*Data lines:*

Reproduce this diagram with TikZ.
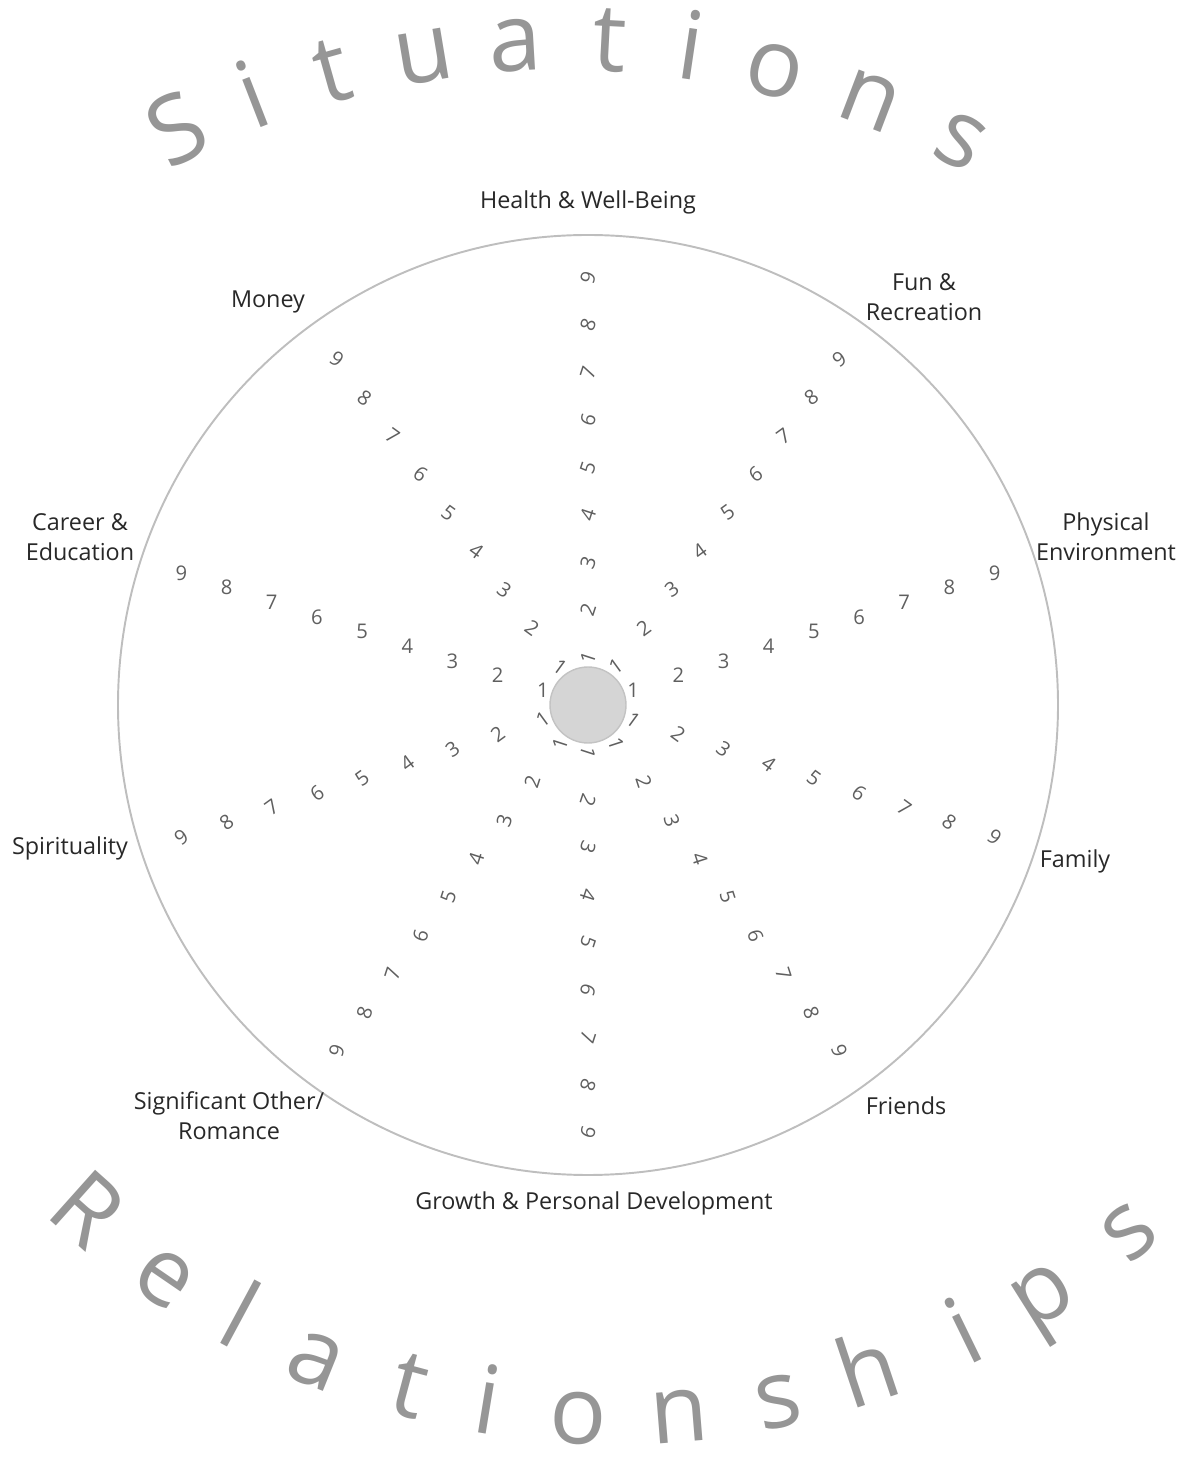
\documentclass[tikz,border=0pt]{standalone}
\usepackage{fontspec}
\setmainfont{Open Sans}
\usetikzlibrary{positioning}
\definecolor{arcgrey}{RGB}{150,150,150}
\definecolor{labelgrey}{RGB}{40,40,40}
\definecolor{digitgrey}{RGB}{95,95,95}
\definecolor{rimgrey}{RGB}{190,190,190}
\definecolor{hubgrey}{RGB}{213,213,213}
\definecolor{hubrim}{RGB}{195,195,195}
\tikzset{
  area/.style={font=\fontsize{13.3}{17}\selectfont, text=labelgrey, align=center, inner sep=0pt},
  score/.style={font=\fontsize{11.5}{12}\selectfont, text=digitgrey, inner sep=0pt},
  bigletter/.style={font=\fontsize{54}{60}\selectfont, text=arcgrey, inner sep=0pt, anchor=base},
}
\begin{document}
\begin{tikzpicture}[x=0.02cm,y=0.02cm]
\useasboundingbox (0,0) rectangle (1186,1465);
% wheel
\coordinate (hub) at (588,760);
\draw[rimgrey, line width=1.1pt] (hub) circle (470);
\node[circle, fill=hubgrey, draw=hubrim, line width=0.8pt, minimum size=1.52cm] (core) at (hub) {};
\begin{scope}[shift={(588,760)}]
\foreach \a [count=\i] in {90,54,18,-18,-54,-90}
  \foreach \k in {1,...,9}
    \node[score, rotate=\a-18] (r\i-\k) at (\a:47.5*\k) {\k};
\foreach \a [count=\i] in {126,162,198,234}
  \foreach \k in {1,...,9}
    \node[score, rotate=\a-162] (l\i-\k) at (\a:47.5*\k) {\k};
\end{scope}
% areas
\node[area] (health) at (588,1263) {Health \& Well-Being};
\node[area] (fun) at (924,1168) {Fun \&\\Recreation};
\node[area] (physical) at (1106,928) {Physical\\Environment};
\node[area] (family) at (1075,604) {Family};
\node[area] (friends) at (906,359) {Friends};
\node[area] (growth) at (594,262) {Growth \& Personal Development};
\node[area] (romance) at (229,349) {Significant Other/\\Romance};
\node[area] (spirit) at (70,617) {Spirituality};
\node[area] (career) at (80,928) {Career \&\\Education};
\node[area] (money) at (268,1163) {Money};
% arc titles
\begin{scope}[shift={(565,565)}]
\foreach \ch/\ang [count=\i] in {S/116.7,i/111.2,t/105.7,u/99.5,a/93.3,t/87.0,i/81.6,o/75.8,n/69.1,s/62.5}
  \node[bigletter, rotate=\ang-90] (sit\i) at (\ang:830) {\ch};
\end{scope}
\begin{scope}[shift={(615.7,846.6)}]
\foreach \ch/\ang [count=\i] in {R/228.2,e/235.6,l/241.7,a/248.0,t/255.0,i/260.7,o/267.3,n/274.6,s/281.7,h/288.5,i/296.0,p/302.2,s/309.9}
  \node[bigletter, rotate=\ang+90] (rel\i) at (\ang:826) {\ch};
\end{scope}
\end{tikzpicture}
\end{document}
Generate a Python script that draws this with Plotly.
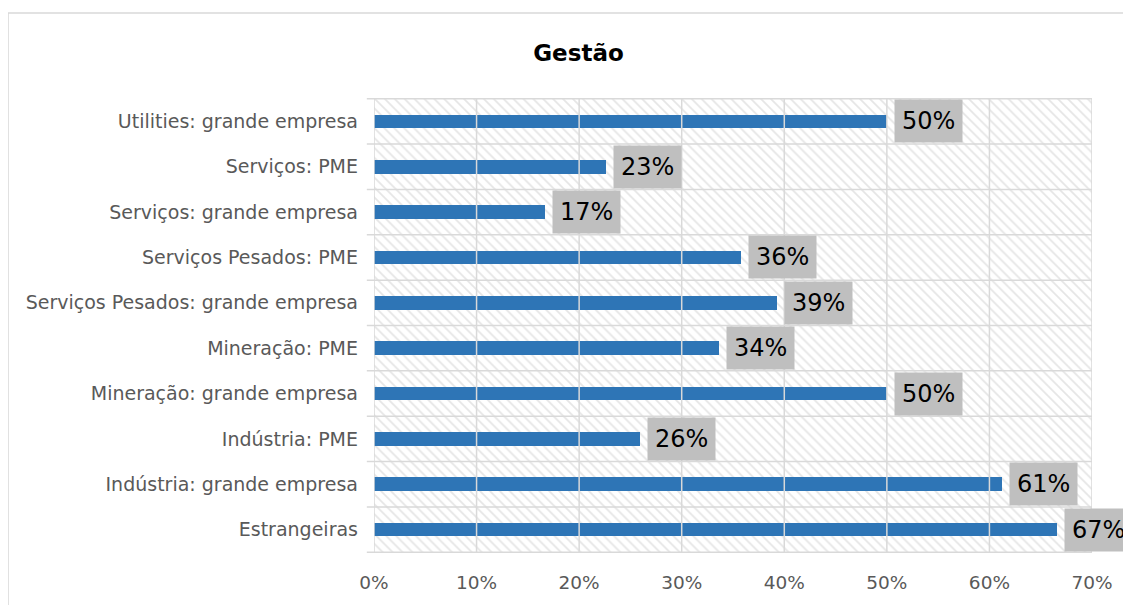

*What to produce:* Go through the listing above and write it all out exactly, leaving out any picture.

*Exercise answer:*
Reproduce this diagram with TikZ.
\documentclass[tikz,border=0pt]{standalone}
\usepackage{fontspec}
\setmainfont{Open Sans}
\usetikzlibrary{positioning}
\definecolor{arcgrey}{RGB}{150,150,150}
\definecolor{labelgrey}{RGB}{40,40,40}
\definecolor{digitgrey}{RGB}{95,95,95}
\definecolor{rimgrey}{RGB}{190,190,190}
\definecolor{hubgrey}{RGB}{213,213,213}
\definecolor{hubrim}{RGB}{195,195,195}
\tikzset{
  area/.style={font=\fontsize{13.3}{17}\selectfont, text=labelgrey, align=center, inner sep=0pt},
  score/.style={font=\fontsize{11.5}{12}\selectfont, text=digitgrey, inner sep=0pt},
  bigletter/.style={font=\fontsize{54}{60}\selectfont, text=arcgrey, inner sep=0pt, anchor=base},
}
\begin{document}
\begin{tikzpicture}[x=0.02cm,y=0.02cm]
\useasboundingbox (0,0) rectangle (1186,1465);
% wheel
\coordinate (hub) at (588,760);
\draw[rimgrey, line width=1.1pt] (hub) circle (470);
\node[circle, fill=hubgrey, draw=hubrim, line width=0.8pt, minimum size=1.52cm] (core) at (hub) {};
\begin{scope}[shift={(588,760)}]
\foreach \a [count=\i] in {90,54,18,-18,-54,-90}
  \foreach \k in {1,...,9}
    \node[score, rotate=\a-18] (r\i-\k) at (\a:47.5*\k) {\k};
\foreach \a [count=\i] in {126,162,198,234}
  \foreach \k in {1,...,9}
    \node[score, rotate=\a-162] (l\i-\k) at (\a:47.5*\k) {\k};
\end{scope}
% areas
\node[area] (health) at (588,1263) {Health \& Well-Being};
\node[area] (fun) at (924,1168) {Fun \&\\Recreation};
\node[area] (physical) at (1106,928) {Physical\\Environment};
\node[area] (family) at (1075,604) {Family};
\node[area] (friends) at (906,359) {Friends};
\node[area] (growth) at (594,262) {Growth \& Personal Development};
\node[area] (romance) at (229,349) {Significant Other/\\Romance};
\node[area] (spirit) at (70,617) {Spirituality};
\node[area] (career) at (80,928) {Career \&\\Education};
\node[area] (money) at (268,1163) {Money};
% arc titles
\begin{scope}[shift={(565,565)}]
\foreach \ch/\ang [count=\i] in {S/116.7,i/111.2,t/105.7,u/99.5,a/93.3,t/87.0,i/81.6,o/75.8,n/69.1,s/62.5}
  \node[bigletter, rotate=\ang-90] (sit\i) at (\ang:830) {\ch};
\end{scope}
\begin{scope}[shift={(615.7,846.6)}]
\foreach \ch/\ang [count=\i] in {R/228.2,e/235.6,l/241.7,a/248.0,t/255.0,i/260.7,o/267.3,n/274.6,s/281.7,h/288.5,i/296.0,p/302.2,s/309.9}
  \node[bigletter, rotate=\ang+90] (rel\i) at (\ang:826) {\ch};
\end{scope}
\end{tikzpicture}
\end{document}
Generate a Python script that draws this with Plotly.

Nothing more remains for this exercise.